In fact the electroweak unification predicted three new and very heavy particles, and, even better, information on their mass ratio was numerically predicted. When Pope John Paul II visited me and my co-workers at CERN, a new machine had begun operation, and the discovery of these new particles, with exactly the predicted properties, was less than a year away. What remained was the discovery of the Higgs boson itself, which would eliminate alternative theories and cement the new interpretation of mass. Now, 30 years later, the Higgs boson is on the road to being fully confirmed.
Pope John Paul II with model of proton-antiproton interaction
During Pope John Paul II’s visit, Director-General Herwig Schopper presented him with a representation, made in the CERN workshops, of a high energy proton-antiproton interaction, such as was seen in the SPS collider. June 15, 1982. (CERN)
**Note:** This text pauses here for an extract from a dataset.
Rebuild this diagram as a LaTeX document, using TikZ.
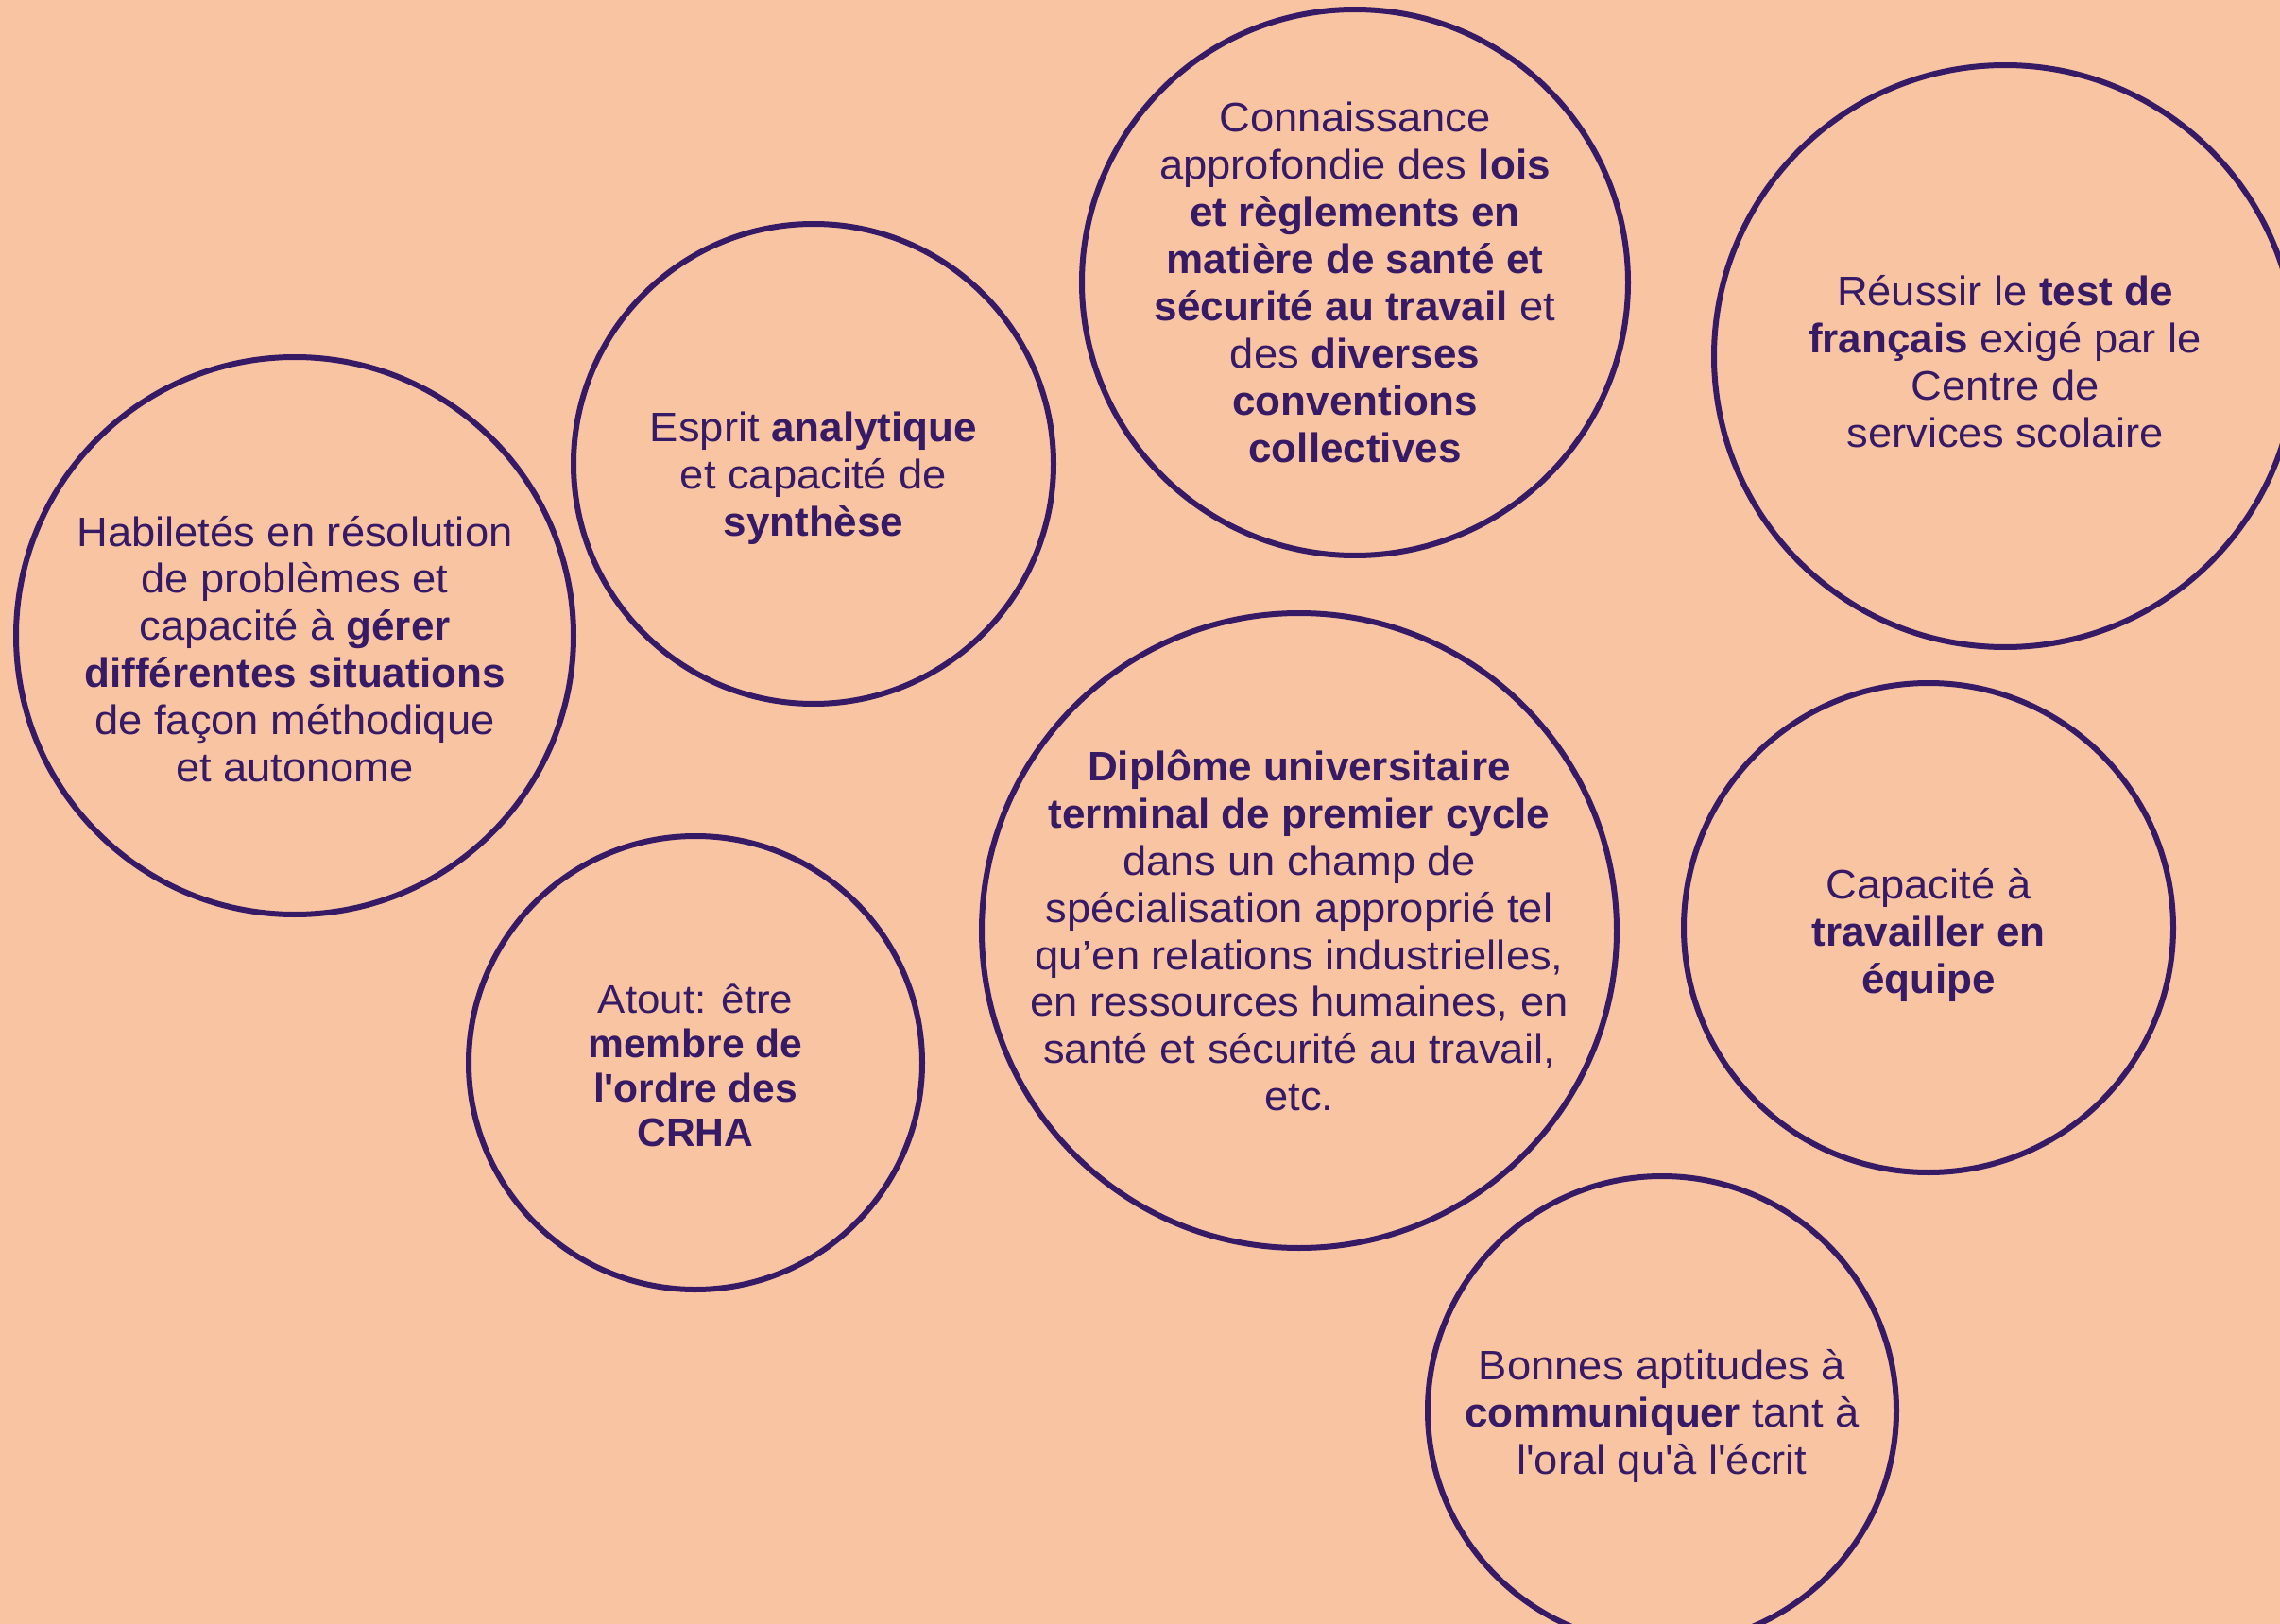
\documentclass[tikz,border=0pt]{standalone}
\usepackage{fontspec}
\setmainfont{Liberation Sans}[FakeStretch=1.04, BoldFeatures={FakeStretch=1.01}]
\definecolor{peche}{HTML}{F9C4A2}
\definecolor{violet}{HTML}{361A66}
\tikzset{
    bulle/.style={draw=violet, line width=0.6mm, circle, inner sep=0pt},
    texte/.style={text=violet, align=center, inner sep=0pt, font=\fontsize{12.4}{14.2}\selectfont}
}
\begin{document}
\begin{tikzpicture}[x=0.1mm, y=-0.1mm]
    % Fond de la page
    \useasboundingbox (0,0) rectangle (2413,1719);
    \clip (0,0) rectangle (2413,1719);
    \fill[peche] (0,0) rectangle (2413,1719);

    % Les bulles (centre et diametre)
    \node[bulle, minimum size=59mm]   (habiletes)    at (312,673)   {};
    \node[bulle, minimum size=50.8mm] (esprit)       at (861,491)   {};
    \node[bulle, minimum size=57.8mm] (connaissance) at (1434,299)  {};
    \node[bulle, minimum size=61.6mm] (reussir)      at (2122,377)  {};
    \node[bulle, minimum size=67.2mm] (diplome)      at (1375,985)  {};
    \node[bulle, minimum size=51.8mm] (equipe)       at (2041,982)  {};
    \node[bulle, minimum size=48mm]   (atout)        at (736,1125)  {};
    \node[bulle, minimum size=49.6mm] (communiquer)  at (1759,1493) {};

    % Les textes au centre des bulles
    \node[texte, yshift=-1.4mm] (habiletes-t) at (habiletes) {Habiletés en résolution\\de problèmes et\\capacité à \textbf{gérer}\\\textbf{différentes situations}\\de façon méthodique\\et autonome};
    \node[texte, yshift=-1.5mm] (esprit-t) at (esprit) {Esprit \textbf{analytique}\\et capacité de\\\textbf{synthèse}};
    \node[texte] (connaissance-t) at (connaissance) {Connaissance\\approfondie des \textbf{lois}\\\textbf{et règlements en}\\\textbf{matière de santé et}\\\textbf{sécurité au travail} et\\des \textbf{diverses}\\\textbf{conventions}\\\textbf{collectives}};
    \node[texte, yshift=-0.6mm] (reussir-t) at (reussir) {Réussir le \textbf{test de}\\\textbf{français} exigé par le\\Centre de\\services scolaire};
    \node[texte] (diplome-t) at (diplome) {\textbf{Diplôme universitaire}\\\textbf{terminal de premier cycle}\\dans un champ de\\spécialisation approprié tel\\qu’en relations industrielles,\\en ressources humaines, en\\santé et sécurité au travail,\\etc.};
    \node[texte, yshift=-0.8mm] (equipe-t) at (equipe) {Capacité à\\\textbf{travailler en}\\\textbf{équipe}};
    \node[texte, yshift=-0.3mm, font=\fontsize{12}{13.4}\selectfont] (atout-t) at (atout) {Atout: être\\\textbf{membre de}\\\textbf{l\textquotesingle ordre des}\\\textbf{CRHA}};
    \node[texte, yshift=-0.6mm] (communiquer-t) at (communiquer) {Bonnes aptitudes à\\\textbf{communiquer} tant à\\l\textquotesingle oral qu\textquotesingle à l\textquotesingle écrit};
\end{tikzpicture}
\end{document}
I admit to a certain melancholy about all this. When I passed through CERN in 1982, I had been thinking about physics for some 15 years. At the beginning of that period, it was still possible for a professor and several graduate students to perform an experiment at one of the existing accelerators and get a result worth publishing, even to make a major discovery, in a matter of months. Theorists could both propose and analyze on the same time scale. By the early 1980s things had changed. Experiments in the new era involved bigger and bigger detectors. Bigger and bigger collaborations were necessary, and the time required to do an experiment grew longer. The accelerators, ever more expensive, were fewer, and their construction took years and involved dodging political minefields.
I am not complaining about the cost here. (I admit I did not build the machine myself.) The track record of something falling out of research on “pure” physics is pretty good. The World Wide Web arguably came from CERN, and techniques for the difficult analysis of the vast amounts of data from high-energy collisions are paying good dividends in other contexts. The current generation of accelerators has also taught us a great deal about superconducting technology.
But the fact that the United States has not provided an equivalent machine to check CERN’s results—or even to have beaten them to the punch—is discouraging. Will experiments at a single machine, without a second machine to check the results, be acceptable? This is not going to get any easier. Peter Higgs had to wait 50 years to learn that his proposal was at least partly proven right. He retired in 1996 and is now in his early eighties. Results from modern machines come slowly, and many theorists have wandered off into regions where unverifiable speculation is king. For the worker bees who stick to experimentation, thousand-person collaborations are now the rule. Will the most creative individuals be willing to spend all their time in such collaborations on a single life-spanning experiment? I wouldn’t bet on it.
Perhaps the popes still have something to teach us.